All this bring us full circle to Mary Foster. She read the memoir, and while she may not have known who the bishop of the Baton Rouge diocese was in 1981, she had to know that Dave Treen, not Edwin Edwards, was governor that year. She is an AP reporter who has reported on Louisiana politics for years.

This raises some interesting questions:

If Foster in fact read Rideau’s memoir and caught the Edwards/Treen error, why didn’t she report it in her review of his memoir? Did she conceal the error?

The fact that she didn’t catch the error raises questions about whether she even read the memoir she wrote so glowingly about. And that’s as bad as concealing the error.

That’s the problem inherent in Wilbert Rideau’s cozy relationship with the liberal media: they refuse to “fact-check” him. A Google search does not reveal any journalist who has reviewed Rideau’s memoir catching the page 164-65 errors.. The Edwards/Treen error is so glaring on page 165 that it slaps the reader in the face. And if famed prison journalist made such a basic error as to who was governor in 1981, an inquiring journalist would—or should—want to know whether the “Very Reverend John Sullivan” was in fact a “not-so-reverend pedophile” as Rideau charged.

There is no excuse for Mary Foster. She is an established Louisiana reporter. Those errors should not have escaped her detection.

But did she have a professional responsibility, morally or ethically, to report the factual errors in her book review?

The liberal media establishment is quick to point out any glaring factual errors made by “conservative” writers/journalists. MSNBC maintains an “error watch” of Fox News. But the liberal media protects its own. Rideau will get a “get out of jail” pass on these journalistic indiscretions by the liberal media because they made him the “famed prison journalist.”

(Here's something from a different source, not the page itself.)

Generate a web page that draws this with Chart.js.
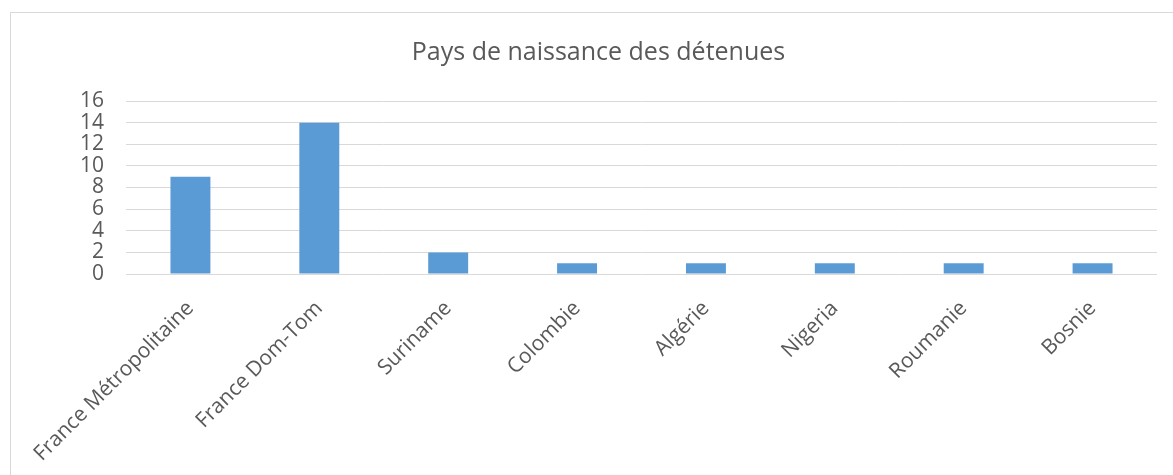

So I guess there is no moral or ethical responsibility to report the truth in book reviews.

One Response to “JOURNALISTS AND BOOK REVIEWS”

  1. Laura said:

    Oct 04, 11 at 1:10 pm

    Today 10/4/11 MAry Foster has a book review of a WW II mystery posted on Yahoo as a serious news reportage item–which utterly supports your last statement. Thanks for calling out this HACK writer.